Researchers in the US have successfully tested a self-assembled molecular memory device they say has the potential of holding 40 Gbits of data per square centimetre.

Researchers at USC and the NASA Ames Research Center have successfully tested a self-assembled molecular memory device they say has the potential of holding 40 Gbits of data per square centimetre – a far greater density than any achieved on silicon.

According to a recent paper in Applied Physics Letters by Chongwu Zhou, an assistant professor in the USC Viterbi School of Engineering’s department of electrical engineering and his group, the density is achieved by the nanoscale size of the building blocks used.

The USC/Ames system is still more compact because each memory cell holds three bits of data instead of one, by virtue of having eight separate, stable, identifiable electronic states. The system holds information up to 600 hours.
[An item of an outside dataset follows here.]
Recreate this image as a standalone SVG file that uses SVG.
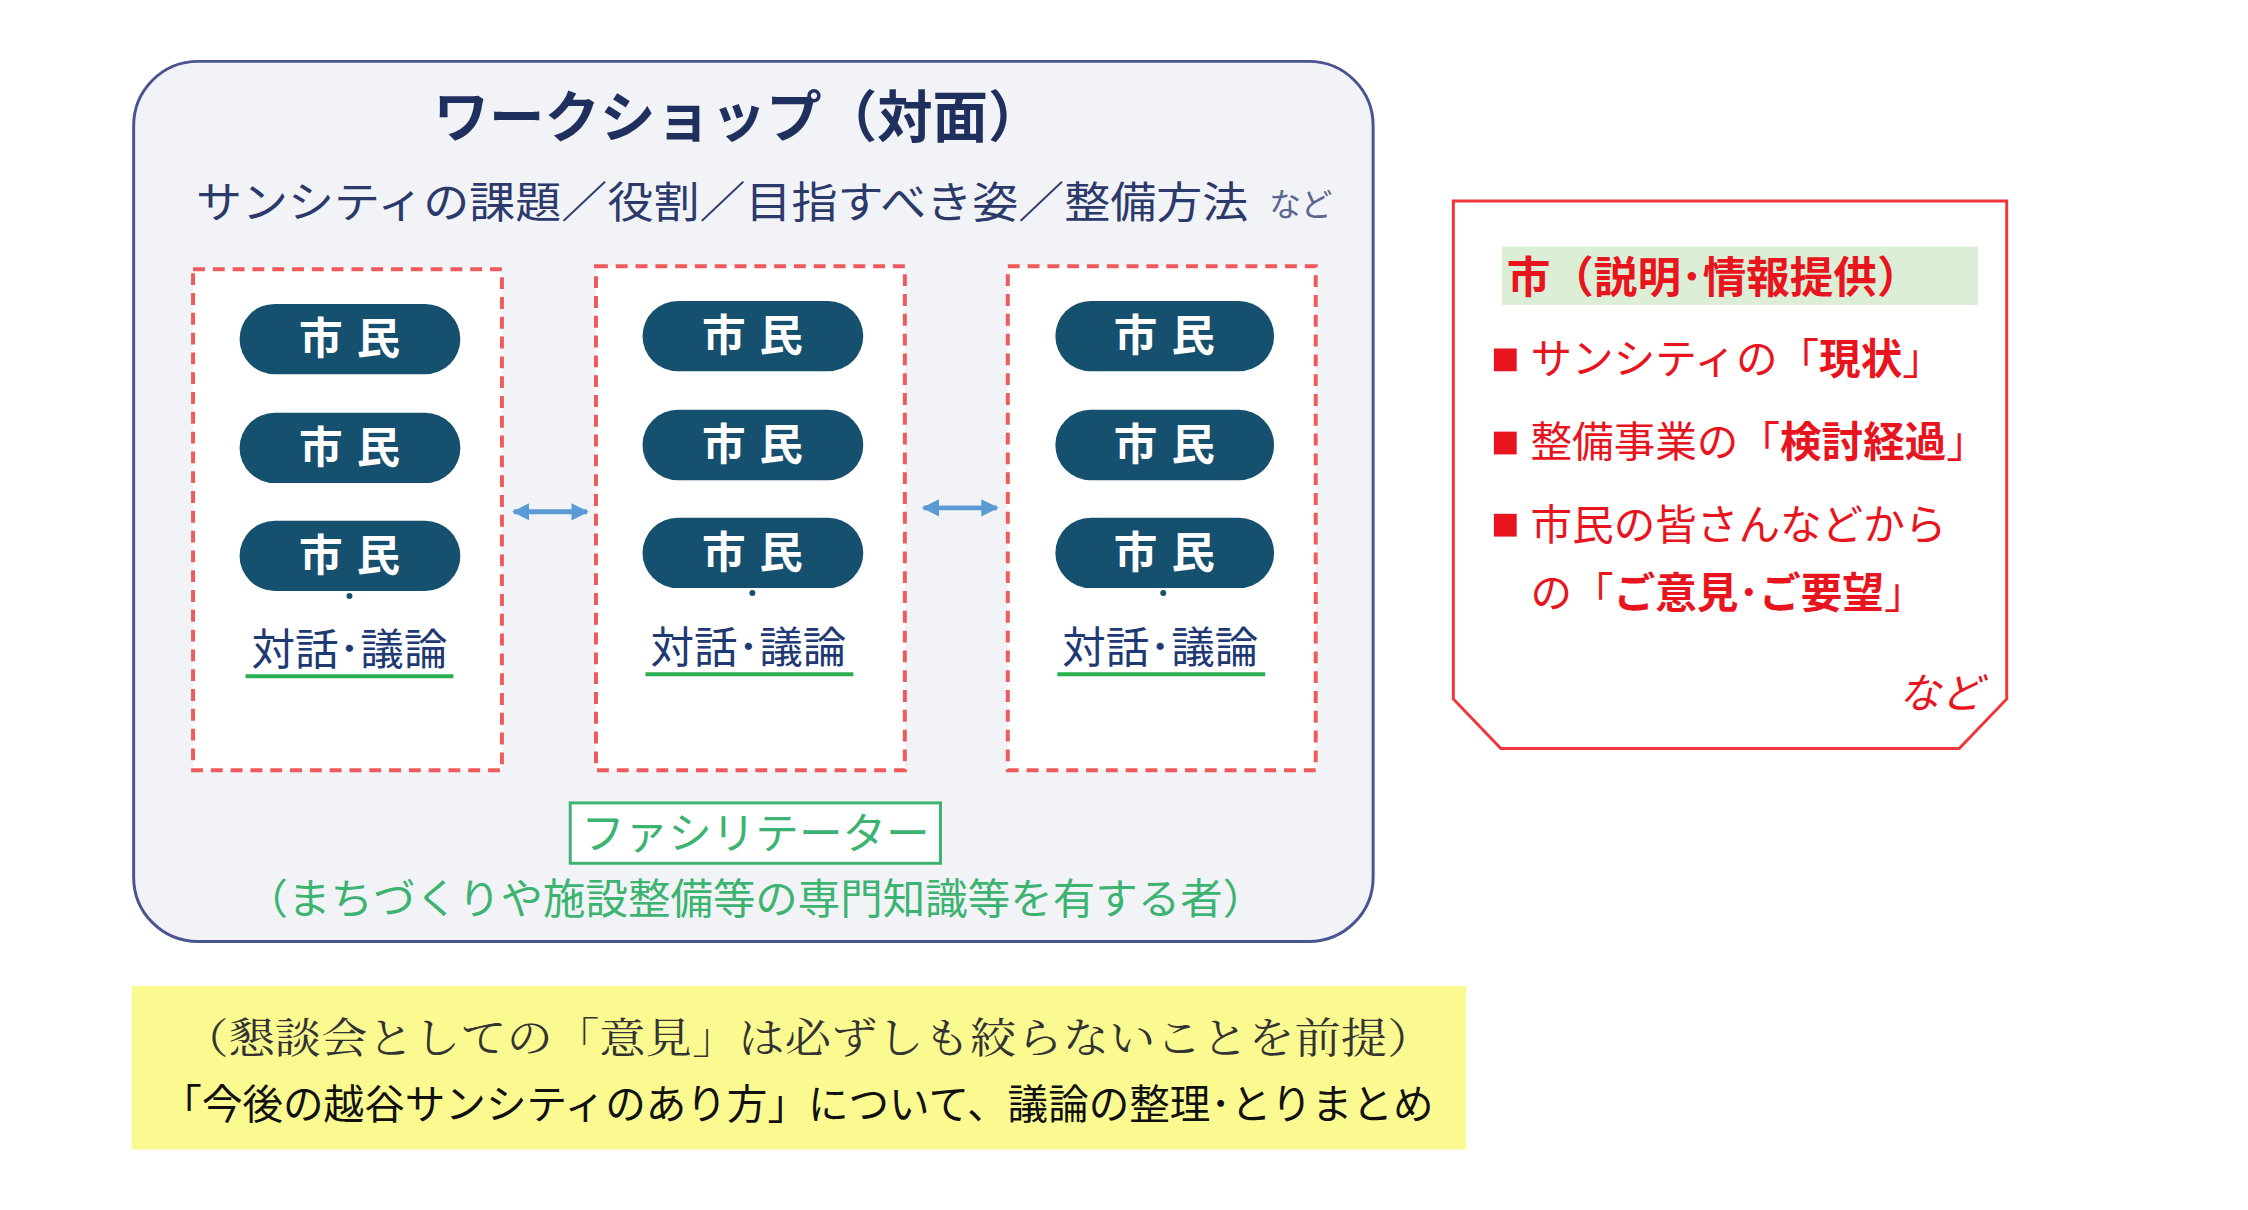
<svg xmlns="http://www.w3.org/2000/svg" width="2248" height="1210" viewBox="0 0 2248 1210">
<defs>
<style>
.jp{font-family:"Noto Sans CJK JP","Noto Sans",sans-serif}
.pill{fill:#16506f}
.pt{fill:#fff;font-size:44px;font-weight:bold;text-anchor:middle;letter-spacing:14px}
.dash{fill:#fff;stroke:#f05a5a;stroke-width:4;stroke-dasharray:12 8}
.talk{fill:#1f3a73;font-size:44px;text-anchor:middle}
.ul{stroke:#2ab050;stroke-width:4}
.red{fill:#e8141e;font-size:42px}
</style>
<marker id="ah" viewBox="0 0 10 10" refX="9" refY="5" markerWidth="3.5" markerHeight="3.5" orient="auto-start-reverse"><path d="M0,0L10,5L0,10z" fill="#5b9bd5"/></marker>
</defs>
<rect width="2248" height="1210" fill="#fff"/>
<g transform="scale(0.99)">
<g id="workshop">
<rect x="135" y="62" width="1252" height="889" rx="65" fill="#f2f3f6" stroke="#4a5590" stroke-width="3"/>
<text class="jp" x="746" y="138" font-size="56" font-weight="bold" fill="#1f2f5e" text-anchor="middle">ワークショップ（対面）</text>
<text class="jp" x="198" y="220" font-size="44" fill="#2b3a6b" textLength="1063" lengthAdjust="spacingAndGlyphs">サンシティの課題／役割／目指すべき姿／整備方法</text>
<text class="jp" x="1282" y="218" font-size="32" fill="#5a6690">など</text>
</g>
<g id="group1">
<rect class="dash" x="195" y="272" width="312" height="506"/>
<rect class="pill" x="242" y="307" width="223" height="71" rx="35.5"/><text class="jp pt" x="360" y="358">市民</text>
<rect class="pill" x="242" y="417" width="223" height="71" rx="35.5"/><text class="jp pt" x="360" y="468">市民</text>
<rect class="pill" x="242" y="526" width="223" height="71" rx="35.5"/><text class="jp pt" x="360" y="577">市民</text>
<circle cx="353" cy="602" r="3" fill="#16506f"/>
<text class="jp talk" x="353" y="672">対話･議論</text><line class="ul" x1="248" y1="683" x2="458" y2="683"/>
</g>
<g id="group2">
<rect class="dash" x="602" y="269" width="312" height="509"/>
<rect class="pill" x="649" y="304" width="223" height="71" rx="35.5"/><text class="jp pt" x="767" y="355">市民</text>
<rect class="pill" x="649" y="414" width="223" height="71" rx="35.5"/><text class="jp pt" x="767" y="465">市民</text>
<rect class="pill" x="649" y="523" width="223" height="71" rx="35.5"/><text class="jp pt" x="767" y="574">市民</text>
<circle cx="760" cy="599" r="3" fill="#16506f"/>
<text class="jp talk" x="756" y="670">対話･議論</text><line class="ul" x1="652" y1="681" x2="862" y2="681"/>
</g>
<g id="group3">
<rect class="dash" x="1018" y="269" width="311" height="509"/>
<rect class="pill" x="1066" y="304" width="221" height="71" rx="35.5"/><text class="jp pt" x="1183" y="355">市民</text>
<rect class="pill" x="1066" y="414" width="221" height="71" rx="35.5"/><text class="jp pt" x="1183" y="465">市民</text>
<rect class="pill" x="1066" y="523" width="221" height="71" rx="35.5"/><text class="jp pt" x="1183" y="574">市民</text>
<circle cx="1175" cy="599" r="3" fill="#16506f"/>
<text class="jp talk" x="1172" y="670">対話･議論</text><line class="ul" x1="1068" y1="681" x2="1278" y2="681"/>
</g>
<g id="connectors" stroke="#5b9bd5" stroke-width="5" fill="none">
<line x1="519" y1="517" x2="593" y2="517" marker-start="url(#ah)" marker-end="url(#ah)"/>
<line x1="933" y1="513" x2="1007" y2="513" marker-start="url(#ah)" marker-end="url(#ah)"/>
</g>
<g id="facilitator">
<rect x="576" y="811" width="374" height="61" fill="#fff" stroke="#3cb371" stroke-width="3"/>
<text class="jp" x="763" y="858" font-size="44" fill="#3cb371" text-anchor="middle">ファシリテーター</text>
<text class="jp" x="763" y="923" font-size="42" fill="#3cb371" text-anchor="middle" textLength="1030" lengthAdjust="spacingAndGlyphs">（まちづくりや施設整備等の専門知識等を有する者）</text>
</g>
<g id="city">
<path d="M1468,203H2027V706L1979,756H1516L1468,706Z" fill="#fff" stroke="#f0353b" stroke-width="3"/>
<rect x="1517" y="249" width="481" height="59" fill="#dcefd6"/>
<text class="jp" x="1522" y="296" font-size="44" font-weight="bold" fill="#e8141e">市（説明･情報提供）</text>
<rect x="1509" y="352" width="23" height="23" fill="#e8141e"/>
<text class="jp red" x="1546" y="378">サンシティの「<tspan font-weight="bold">現状</tspan>」</text>
<rect x="1509" y="436" width="23" height="23" fill="#e8141e"/>
<text class="jp red" x="1546" y="462">整備事業の「<tspan font-weight="bold">検討経過</tspan>」</text>
<rect x="1509" y="519" width="23" height="23" fill="#e8141e"/>
<text class="jp red" x="1546" y="545">市民の皆さんなどから</text>
<text class="jp red" x="1546" y="614">の「<tspan font-weight="bold">ご意見･ご要望</tspan>」</text>
<text class="jp red" x="1918" y="715" font-size="38" font-style="italic">など</text>
</g>
<g id="summary">
<rect x="133" y="996" width="1348" height="165" fill="#fafa90"/>
<text x="184" y="1064" font-family="'Noto Serif CJK JP','Liberation Serif','Noto Sans CJK JP',serif" font-size="42" fill="#333" textLength="1264" lengthAdjust="spacingAndGlyphs">（懇談会としての「意見」は必ずしも絞らないことを前提）</text>
<text class="jp" x="163" y="1130" font-size="41" fill="#111" textLength="1285" lengthAdjust="spacingAndGlyphs">「今後の越谷サンシティのあり方」について、議論の整理･とりまとめ</text>
</g>
</g>
</svg>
To build the device, the USC/Ames researchers synthesised nanowires of indium oxide that are 10 nanometres in diameter and about 2,000 nanometres long, by a “laser ablation” process. They first vapourise a compound containing indium and then in a catalysed process precipitate out the indium. The wires form spontaneously as the indium reacts with ambient oxygen.

The researchers then place the nanowires on a thin layer of quartz and activate them by submerging them in various solutions of redox materials. All react with the wires to self-assemble a layer of coating onto the wires creating transistors.

By using different electrical voltages, the resulting transistors could be stimulated to go into three distinct activated states.

They repeated tens of cycles for the endurance test for each memory operation and found that all the levels were distinguishable in the tested cycles.

The researchers also noted that their cold assembly process “represents a significant departure from the channel hot electron injection commonly used for silicon flash memory.”

The researchers also say the USC/Ames process requires lower power and is inherently less likely to introduce defects that can cause errors in the device.

Besides NASA, the US National Science Foundation supported the research.